One of the bill's authors, Rep. Tony Kurtz (R-Wonewoc), was moved to the point of tears while answering questions about the bill, particularly, whether he understood why some might perceive the requirement as forced patriotism.

"This country, for all the good we have had, for all the bad we have done - and we have - we are still one country, Kurtz said before a lengthy pause. "That's why, I want people to remember that."

Kurtz, a 20-year Army veteran, said he was not intending for the bill to punish professional athletes who've used the anthem as a platform for protests. It began with former NFL quarterback Colin Kaepernick, who was born in Milwaukee, and his decision in 2016 to begin kneeling during the national anthem.

"I fundamentally disagree with that and I should have a right to say 'I don't like that' but you know what? I served, thousands of others have served, so that he could [kneel]," Kurtz said.

It's a sore subject for a number of Black lawmakers, who say they are still bothered by GOP leaders moving to strip Kaepernick out of their list of people honored in a 2019 resolution for Black History Month.

Rep. David Bowen (D-Milwaukee) said he hoped the bill would not be used to coerce participation in the anthem or silence anyone who wanted to protest during the song.

"I hope we are not infringing on the rights, especially of athletes and those in sports, those in the sports world," Bowen said. "To be able to engage in whatever right to protest they'd like to engage in."

Bowen would not say Monday how he plans to vote on the bill. Instead, he said he wanted to hear out the bill's supporters during Tuesday's session. The bill cleared the committee on State Affairs with a 12-0 vote; the committee includes four Democrats, although none of them are Black.

"[The bill is] not something I'm just completely opposed to," Bowen said. "I definitely want to hear out my colleagues and get their insight of their intentions."

The bill would apply to the highest levels of Wisconsin sports; the Green Bay Packers, Milwaukee Brewers, and Milwaukee Bucks have all received public money for the construction and/or renovations of their facilities.

Kurtz said he was prompted to push the bill by the Dallas Mavericks' decision earlier this year to stop playing the anthem before games.

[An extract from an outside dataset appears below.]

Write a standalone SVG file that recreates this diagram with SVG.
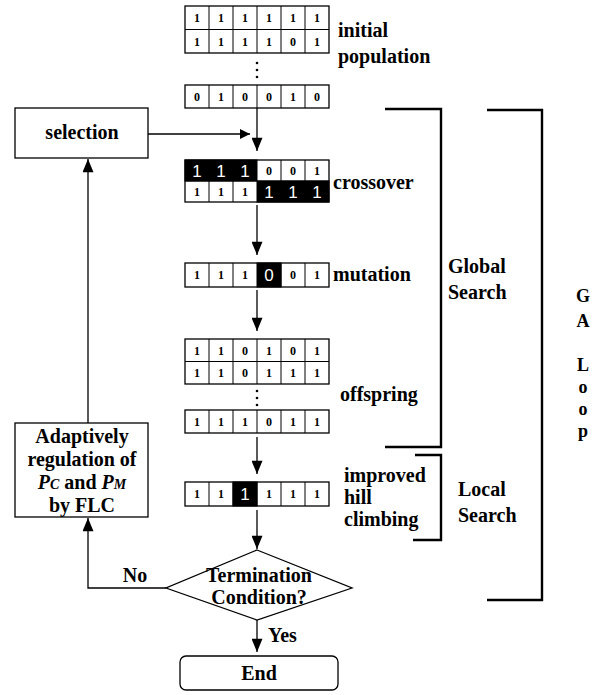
<svg xmlns="http://www.w3.org/2000/svg" width="598" height="695" viewBox="0 0 598 695" font-family="'Liberation Serif', 'Times New Roman', serif">
<defs>
<marker id="ah" viewBox="0 0 10 10" refX="10" refY="5" markerWidth="11" markerHeight="10" markerUnits="userSpaceOnUse" orient="auto">
<path d="M0,0 L10,5 L0,10 z" fill="#000"/>
</marker>
<marker id="ahb" viewBox="0 0 12 10" refX="12" refY="5" markerWidth="14" markerHeight="11" markerUnits="userSpaceOnUse" orient="auto">
<path d="M0,0 L12,5 L0,10 z" fill="#000"/>
</marker>
</defs>
<style>
.box{fill:#fff;stroke:#000;stroke-width:1.3}
.cell{fill:none;stroke:#000;stroke-width:1}
.blk{fill:#000;stroke:#000;stroke-width:1}
.d{font-weight:bold;font-size:12px;text-anchor:middle;fill:#000}
.w{font-family:'Liberation Sans', Arial, sans-serif;font-size:17px;text-anchor:middle;fill:#fff}
.lbl{font-weight:bold;font-size:20px;fill:#000}
.lblc{font-weight:bold;font-size:20px;fill:#000;text-anchor:middle}
.side{font-weight:bold;font-size:20px;fill:#000}
.ga{font-weight:bold;font-size:18px;fill:#000;text-anchor:middle}
.ln{fill:none;stroke:#000;stroke-width:1.3}
.br{fill:none;stroke:#000;stroke-width:2.4}
</style>

<g id="initial-population">
<rect class="box" x="185" y="6" width="144" height="47"/>
<line class="cell" x1="185" y1="29.5" x2="329" y2="29.5"/>
<path class="cell" d="M209,6V53M233,6V53M257,6V53M281,6V53M305,6V53"/>
<text class="d" y="22"><tspan x="197">1</tspan><tspan x="221">1</tspan><tspan x="245">1</tspan><tspan x="269">1</tspan><tspan x="293">1</tspan><tspan x="317">1</tspan></text>
<text class="d" y="46"><tspan x="197">1</tspan><tspan x="221">1</tspan><tspan x="245">1</tspan><tspan x="269">1</tspan><tspan x="293">0</tspan><tspan x="317">1</tspan></text>
<circle cx="257" cy="63" r="1.3"/><circle cx="257" cy="70" r="1.3"/><circle cx="257" cy="77" r="1.3"/>
<rect class="box" x="185" y="85" width="144" height="23"/>
<path class="cell" d="M209,85V108M233,85V108M257,85V108M281,85V108M305,85V108"/>
<text class="d" y="101"><tspan x="197">0</tspan><tspan x="221">1</tspan><tspan x="245">0</tspan><tspan x="269">0</tspan><tspan x="293">1</tspan><tspan x="317">0</tspan></text>
<text class="lbl" x="338" y="37">initial</text>
<text class="lbl" x="338" y="63">population</text>
</g>

<g id="selection">
<rect class="box" x="15" y="108" width="133" height="50"/>
<text class="lblc" x="82" y="139">selection</text>
</g>

<g id="crossover">
<rect class="box" x="185" y="160" width="144" height="42"/>
<rect class="blk" x="185" y="160" width="72" height="21"/>
<rect class="blk" x="257" y="181" width="72" height="21"/>
<path class="cell" d="M281,160V181M305,160V181M209,181V202M233,181V202M185,181H329"/>
<text class="w" y="177"><tspan x="197">1</tspan><tspan x="221">1</tspan><tspan x="245">1</tspan></text>
<text class="d" y="175"><tspan x="269">0</tspan><tspan x="293">0</tspan><tspan x="317">1</tspan></text>
<text class="d" y="196"><tspan x="197">1</tspan><tspan x="221">1</tspan><tspan x="245">1</tspan></text>
<text class="w" y="198"><tspan x="269">1</tspan><tspan x="293">1</tspan><tspan x="317">1</tspan></text>
<text class="lbl" x="333" y="189">crossover</text>
</g>

<g id="mutation">
<rect class="box" x="185" y="263" width="144" height="24"/>
<rect class="blk" x="257" y="263" width="24" height="24"/>
<path class="cell" d="M209,263V287M233,263V287M281,263V287M305,263V287"/>
<text class="d" y="279"><tspan x="197">1</tspan><tspan x="221">1</tspan><tspan x="245">1</tspan><tspan x="293">0</tspan><tspan x="317">1</tspan></text>
<text class="w" x="269" y="281">0</text>
<text class="lbl" x="333" y="281">mutation</text>
</g>

<g id="offspring">
<rect class="box" x="185" y="339" width="144" height="45"/>
<line class="cell" x1="185" y1="361.5" x2="329" y2="361.5"/>
<path class="cell" d="M209,339V384M233,339V384M257,339V384M281,339V384M305,339V384"/>
<text class="d" y="355"><tspan x="197">1</tspan><tspan x="221">1</tspan><tspan x="245">0</tspan><tspan x="269">1</tspan><tspan x="293">0</tspan><tspan x="317">1</tspan></text>
<text class="d" y="377"><tspan x="197">1</tspan><tspan x="221">1</tspan><tspan x="245">0</tspan><tspan x="269">1</tspan><tspan x="293">1</tspan><tspan x="317">1</tspan></text>
<circle cx="257" cy="391" r="1.3"/><circle cx="257" cy="398" r="1.3"/><circle cx="257" cy="405" r="1.3"/>
<rect class="box" x="185" y="410" width="144" height="23"/>
<path class="cell" d="M209,410V433M233,410V433M257,410V433M281,410V433M305,410V433"/>
<text class="d" y="426"><tspan x="197">1</tspan><tspan x="221">1</tspan><tspan x="245">1</tspan><tspan x="269">0</tspan><tspan x="293">1</tspan><tspan x="317">1</tspan></text>
<text class="lbl" x="340" y="401">offspring</text>
</g>

<g id="hill-climbing">
<rect class="box" x="185" y="482" width="144" height="24"/>
<rect class="blk" x="233" y="482" width="24" height="24"/>
<path class="cell" d="M209,482V506M233,482V506M257,482V506M281,482V506M305,482V506"/>
<text class="d" y="498"><tspan x="197">1</tspan><tspan x="221">1</tspan><tspan x="269">1</tspan><tspan x="293">1</tspan><tspan x="317">1</tspan></text>
<text class="w" x="245" y="500">1</text>
<text class="lbl" x="344" y="482">improved</text>
<text class="lbl" x="344" y="504">hill</text>
<text class="lbl" x="344" y="526">climbing</text>
</g>

<g id="adaptive">
<rect class="box" x="15" y="423" width="133" height="94"/>
<text class="lblc" x="82" y="443">Adaptively</text>
<text class="lblc" x="82" y="466">regulation of</text>
<text class="lblc" x="82" y="489"><tspan font-style="italic">P</tspan><tspan font-style="italic" font-size="14">C</tspan> and <tspan font-style="italic">P</tspan><tspan font-style="italic" font-size="14">M</tspan></text>
<text class="lblc" x="82" y="512">by FLC</text>
</g>

<g id="termination">
<polygon class="box" points="257,550 352,588 257,620 166,588"/>
<text class="lblc" x="259" y="582" font-size="18">Termination</text>
<text class="lblc" x="259" y="604" font-size="18">Condition?</text>
</g>

<g id="end">
<rect class="box" x="180" y="656" width="158" height="34" rx="6"/>
<text class="lblc" x="259" y="680">End</text>
</g>

<g id="global-search">
<path class="br" d="M385,109H441V447H385"/>
<text class="side" x="448" y="273">Global</text>
<text class="side" x="448" y="299">Search</text>
</g>

<g id="local-search">
<path class="br" d="M415,455H441V540H413"/>
<text class="side" x="458" y="496">Local</text>
<text class="side" x="458" y="522">Search</text>
</g>

<g id="ga-loop">
<path class="br" d="M487,110H542V600H487"/>
<text class="ga" x="583" y="302">G</text>
<text class="ga" x="583" y="327">A</text>
<text class="ga" x="583" y="371">L</text>
<text class="ga" x="583" y="393">o</text>
<text class="ga" x="583" y="415">o</text>
<text class="ga" x="583" y="437">p</text>
</g>

<g id="connectors">
<line class="ln" x1="257" y1="108" x2="257" y2="151" marker-end="url(#ahb)"/>
<line class="ln" x1="148" y1="134" x2="250" y2="134" marker-end="url(#ah)"/>
<line class="ln" x1="257" y1="205" x2="257" y2="255" marker-end="url(#ahb)"/>
<line class="ln" x1="257" y1="290" x2="257" y2="331" marker-end="url(#ahb)"/>
<line class="ln" x1="257" y1="437" x2="257" y2="474" marker-end="url(#ahb)"/>
<line class="ln" x1="257" y1="510" x2="257" y2="549" marker-end="url(#ahb)"/>
<line class="ln" x1="257" y1="620" x2="257" y2="652" marker-end="url(#ahb)"/>
<line class="ln" x1="88" y1="423" x2="88" y2="159" marker-end="url(#ahb)"/>
<polyline class="ln" points="166,588 88,588 88,518" marker-end="url(#ahb)"/>
<text class="lblc" x="135" y="582" font-size="18">No</text>
<text class="lbl" x="268" y="642" font-size="18">Yes</text>
</g>
</svg>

The NBA eventually required all of its teams play the anthem before all games.

Kurtz went on to say he was more disturbed by the Packers' decision last September to stay in the locker room during the anthem before their first game in Minnesota.

It was the first NFL action since a turbulent summer of protest and renewed demands for police accountability following the police murder of George Floyd in Minneapolis and a Kenosha police officer shooting Jacob Blake - who at one point was holding a knife - seven times in the back, leaving him paralyzed.

"I actually have more respect for [Kaepernick] than for somebody that decides just not to play the National Anthem or, and I'll be very honest and I'm going to get in a lot of trouble for this, and I frankly don't care, in September 2020 when the Green Bay Packers stayed in the locker room instead of coming out to the field for the National Anthem," Kurtz said. "That once again, was a cop-out."

The Packers said at the time they opted to all stay in the locker so as to remain united in their action and not draw attention to which players stood and which ones knelt.

The bill does not have any kind of enforcement language so it's unclear whether real consequences exist for any venue should it choose not to play the anthem. It's also unclear whether Gov. Tony Evers would sign the bill should it reach his desk.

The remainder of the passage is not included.